Hopes for the conflict easing in Ukraine are not the only factor encouraging the EURUSD bulls. Speculators were actively selling the single European currency, betting on its further decline, which has sent the risk reversal to the lowest level for more than ten years. The major currency pair has rallied up to 1.11 for several reasons. Traders have been exiting the euro shorts expecting a soon end of the conflict in Ukraine. Besides, markets want the ECB to give a hawkish surprise and the EU is said to be considering a new fiscal stimulus in the form of the bonds issue.
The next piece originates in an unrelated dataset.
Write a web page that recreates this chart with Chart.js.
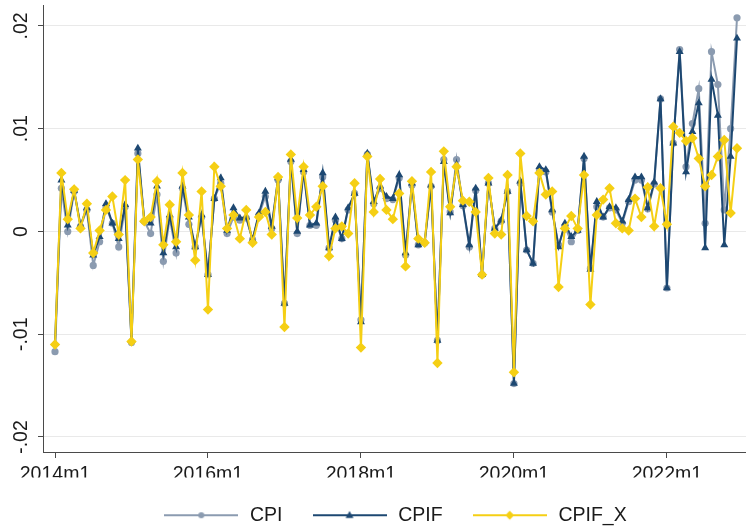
<!DOCTYPE html>
<html><head><meta charset="utf-8">
<script src="https://cdn.jsdelivr.net/npm/chart.js@4.4.1/dist/chart.umd.min.js"></script>
<style>html,body{margin:0;padding:0;background:#fff}canvas{display:block}</style>
</head><body>
<canvas id="c" width="746" height="528"></canvas>
<script>
// ---- data ----
const years = [2014,2015,2016,2017,2018,2019,2020,2021,2022];
const categories = [];
years.forEach(y => { for (let m = 1; m <= 12; m++) categories.push(y + 'm' + m); });

const CPI = [-0.0117,0.0042,0.0000,0.0039,0.0005,0.0021,-0.0033,-0.0010,0.0024,0.0008,-0.0015,0.0024,
-0.0108,0.0076,0.0010,-0.0002,0.0036,-0.0029,0.0013,-0.0021,0.0042,0.0007,-0.0015,0.0014,
-0.0042,0.0032,0.0047,-0.0002,0.0014,0.0011,0.0013,-0.0008,0.0016,0.0034,0.0003,0.0050,
-0.0070,0.0068,-0.0002,0.0058,0.0006,0.0006,0.0053,-0.0016,0.0011,-0.0007,0.0021,0.0037,
-0.0086,0.0075,0.0027,0.0042,0.0032,0.0031,0.0052,-0.0023,0.0045,-0.0013,-0.0011,0.0044,
-0.0106,0.0070,0.0019,0.0070,0.0025,-0.0015,0.0040,-0.0042,0.0047,0.0003,0.0010,0.0039,
-0.0148,0.0047,-0.0018,-0.0031,0.0060,0.0058,0.0019,-0.0013,0.0005,-0.0010,0.0001,0.0071,
-0.0036,0.0024,0.0014,0.0023,0.0021,0.0008,0.0029,0.0050,0.0050,0.0022,0.0046,0.0129,
-0.0055,0.0086,0.0177,0.0063,0.0105,0.0139,0.0008,0.0175,0.0143,0.0021,0.0100,0.0208];

const CPIF = [-0.0109,0.0050,0.0006,0.0040,0.0006,0.0023,-0.0023,-0.0005,0.0027,0.0008,-0.0007,0.0026,
-0.0106,0.0081,0.0011,0.0008,0.0044,-0.0021,0.0016,-0.0015,0.0044,0.0014,-0.0015,0.0016,
-0.0042,0.0032,0.0052,0.0001,0.0023,0.0013,0.0014,-0.0008,0.0018,0.0039,0.0005,0.0052,
-0.0070,0.0070,0.0000,0.0060,0.0006,0.0008,0.0057,-0.0016,0.0014,-0.0007,0.0023,0.0037,
-0.0088,0.0076,0.0029,0.0044,0.0034,0.0032,0.0055,-0.0021,0.0047,-0.0013,-0.0010,0.0045,
-0.0106,0.0068,0.0018,0.0065,0.0026,-0.0013,0.0042,-0.0042,0.0047,0.0003,0.0011,0.0039,
-0.0148,0.0049,-0.0018,-0.0031,0.0063,0.0060,0.0021,-0.0015,0.0008,-0.0005,0.0001,0.0073,
-0.0037,0.0029,0.0014,0.0024,0.0023,0.0010,0.0031,0.0053,0.0053,0.0023,0.0048,0.0129,
-0.0055,0.0086,0.0175,0.0058,0.0097,0.0125,-0.0016,0.0148,0.0113,-0.0013,0.0073,0.0188];

const CPIF_X = [-0.0110,0.0057,0.0012,0.0041,0.0003,0.0027,-0.0021,0.0001,0.0021,0.0034,-0.0003,0.0050,
-0.0107,0.0070,0.0010,0.0014,0.0049,-0.0013,0.0026,-0.0010,0.0057,0.0016,-0.0028,0.0039,
-0.0076,0.0063,0.0044,0.0003,0.0016,-0.0007,0.0021,-0.0011,0.0014,0.0019,-0.0003,0.0053,
-0.0093,0.0075,0.0013,0.0063,0.0016,0.0024,0.0044,-0.0024,0.0003,0.0005,-0.0002,0.0047,
-0.0113,0.0073,0.0019,0.0051,0.0021,0.0012,0.0037,-0.0034,0.0049,-0.0007,-0.0011,0.0058,
-0.0128,0.0078,0.0024,0.0063,0.0030,0.0029,0.0019,-0.0042,0.0052,-0.0002,-0.0003,0.0055,
-0.0137,0.0076,0.0015,0.0010,0.0057,0.0036,0.0039,-0.0054,0.0003,0.0015,0.0003,0.0055,
-0.0071,0.0016,0.0031,0.0042,0.0008,0.0003,0.0001,0.0032,0.0014,0.0043,0.0005,0.0042,
0.0007,0.0102,0.0096,0.0088,0.0091,0.0071,0.0044,0.0055,0.0073,0.0089,0.0018,0.0081];

const seriesNames = ['CPI', 'CPIF', 'CPIF_X'];
const xTickPos = [0, 24, 48, 72, 96];
const xTickLabels = ['2014m1', '2016m1', '2018m1', '2020m1', '2022m1'];
const yTickValues = [-0.02, -0.01, 0, 0.01, 0.02];
const yTickLabels = ['-.02', '-.01', '0', '.01', '.02'];

// ---- styles ----
const FONT = '"Liberation Sans", Arial, Helvetica, sans-serif';
const FS = 19.5;
const TXT = '#1a1a1a';
const AXC = '#4a4a4a';
const styles = [
  {color: '#8b9bb0', point: 'circle', r: 3.6},
  {color: '#1d4872', point: 'triangle', r: 4.6},
  {color: '#f5cf14', point: 'rectRot', r: 5.2}
];

function legendImage(st) {
  const c = document.createElement('canvas');
  c.width = 74; c.height = 14;
  const g = c.getContext('2d');
  g.strokeStyle = st.color; g.lineWidth = 2;
  g.beginPath(); g.moveTo(0, 7); g.lineTo(74, 7); g.stroke();
  g.fillStyle = st.color;
  g.beginPath();
  const cx = 37, cy = 7, r = st.r * 0.85;
  if (st.point === 'circle') { g.arc(cx, cy, r, 0, Math.PI * 2); }
  else if (st.point === 'triangle') { g.moveTo(cx, cy - r * 1.1); g.lineTo(cx + r, cy + r * 0.7); g.lineTo(cx - r, cy + r * 0.7); g.closePath(); }
  else { g.moveTo(cx, cy - r); g.lineTo(cx + r, cy); g.lineTo(cx, cy + r); g.lineTo(cx - r, cy); g.closePath(); }
  g.fill();
  return c;
}

const seriesData = [CPI, CPIF, CPIF_X];
const datasets = seriesData.map((arr, i) => ({
  label: seriesNames[i],
  data: arr.map((v, k) => ({x: k, y: v})),
  borderColor: styles[i].color,
  backgroundColor: styles[i].color,
  pointBackgroundColor: styles[i].color,
  pointBorderColor: styles[i].color,
  pointBorderWidth: 0,
  pointStyle: styles[i].point,
  pointRadius: styles[i].r,
  borderWidth: 2,
  tension: 0,
  clip: false,
  order: 3 - i
}));

new Chart(document.getElementById('c'), {
  type: 'line',
  data: {datasets},
  options: {
    responsive: false,
    animation: false,
    devicePixelRatio: 1,
    layout: {autoPadding: false, padding: {left: 0, right: 0, top: 5, bottom: -7}},
    plugins: {
      tooltip: {enabled: false},
      legend: {
        position: 'bottom',
        fullSize: false,
        labels: {
          usePointStyle: true,
          pointStyleWidth: 78,
          padding: 28,
          color: TXT,
          font: {family: FONT, size: FS},
          generateLabels: () => seriesNames.map((n, i) => ({
            text: n, datasetIndex: i, pointStyle: legendImage(styles[i]),
            fillStyle: styles[i].color, strokeStyle: styles[i].color, lineWidth: 0, hidden: false, fontColor: TXT
          }))
        }
      }
    },
    scales: {
      x: {
        type: 'linear', min: -1.883, max: 108.41,
        afterBuildTicks: s => { s.ticks = xTickPos.map(v => ({value: v})); },
        ticks: {callback: (v, i) => xTickLabels[i], color: TXT, font: {family: FONT, size: FS}, padding: 5, maxRotation: 0, autoSkip: false},
        grid: {drawOnChartArea: false, drawTicks: true, tickLength: 6, tickColor: AXC, tickWidth: 1},
        border: {display: true, color: AXC, width: 1},
        afterFit: s => { s.height = 25.5; s.paddingRight = 0; s.paddingLeft = 0; }
      },
      y: {
        min: -0.02146, max: 0.02204,
        afterBuildTicks: s => { s.ticks = yTickValues.map(v => ({value: v})); },
        ticks: {callback: (v, i) => yTickLabels[i], color: TXT, font: {family: FONT, size: FS}, minRotation: 90, maxRotation: 90, crossAlign: 'center', padding: 0},
        grid: {color: '#e9e9e9', lineWidth: 1, drawTicks: true, tickLength: 5, tickColor: AXC},
        border: {display: true, color: AXC, width: 1},
        afterFit: s => { s.width = 43; s.paddingTop = 0; s.paddingBottom = 0; }
      }
    }
  }
});
</script>
</body></html>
Following the dovish speeches of the ECB officials, investors felt that the ECB would ignore the record-high inflation in order not to hinder the euro-area economic recovery. Christine Lagarde signaled that the central bank is ready to maintain massive monetary stimulus longer, promising to take all necessary measures in response to the Ukrainian crisis. The ECB chief economist Philip Lane went even further, saying the ECB should put up with a CPI above 2% for an extended period of time when the region faces an adverse supply shock. He added that the central bank may consider new measures to support European financial markets.
However, Commerzbank notes that if the ECB’s inflation forecasts were in line with the swap market signals, the regulator would have to raise the interest rates in March. The ECB will not do so, but it could send a signal of potential monetary tightening to curb inflationary expectations.
Deutsche Bank believes that almost the only way to stop the rapid growth of consumer prices in the euro area is the ECB interference with the EURUSD exchange rate. The higher the oil and gas prices climb, the lower the euro falls, which presses down the euro-area GDP. According to JP Morgan, if prices remain at current levels, the euro-area economy will have to withstand a €550-billion rise in energy costs. Goldman Sachs believes the complete cessation of Russian gas supplies to Europe will deduct 2.8 percentage points from the currency bloc’s GDP. If so, the currency bloc with face the third recession in two years.
Weekly EURUSD trading plan
Unfortunately, the conflict in Ukraine won’t end immediately, and the ECB will hardly give a hawkish surprise. Furthermore, the US inflation could go up from 7.5% to 7.8%. All the above can well discourage the EURUSD bulls. If the euro doesn’t consolidate above $1.105, it will be relevant to sell.